I am in awe of the young men and women of America who voluntarily put their lives, their bodies, and their mental health at risk in service to their country. I can think of no more courageous, selfless gift than that. It is our sacred duty as Americans that we hold those shining lives dear and not expend them needlessly. If we chose to send them in harm's way, let there be absolutely no other choice.
The other day, in the windshield of the car in front of me, I saw a decal in memoriam to a young man who had died "so that we might be free." My heart went out to his friends and family, for it had been their sacrifice as surely as it was his. I mourned the loss to the world of such a brave, young life. But as I read the words with sorrow and empathy, I could not help but question the last few. I asked myself, if America had not waged war upon Iraq, would our freedom have been endangered? Did the young man truly give his life that we might be free? Sadly, I do not believe it so. If anything, he gave his life so that Iraqis might be free.
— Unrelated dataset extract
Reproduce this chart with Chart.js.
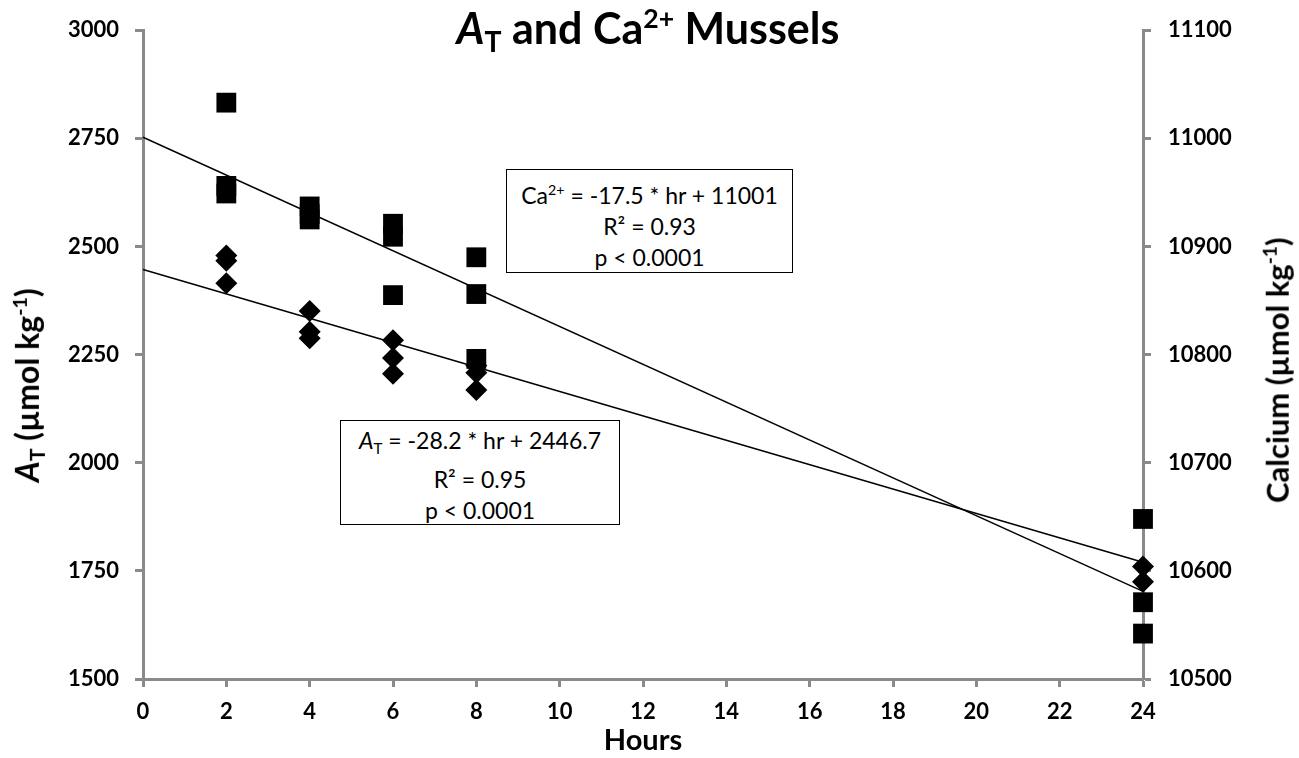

Is that justification enough?
On one hand, I would never voice my doubts to the grieving loved ones this young man left behind. If delusion gives them comfort, then let the delusion stand. On the other hand, if we allow the lie to go unchallenged, we are perpetrating a myth that puts more courageous, young lives in jeopardy. Let us never forget that it is our sacred duty as Americans to hold those shining lives dear and not expend them needlessly. If again we are faced with the decision to wage war, let there be absolutely no other choice.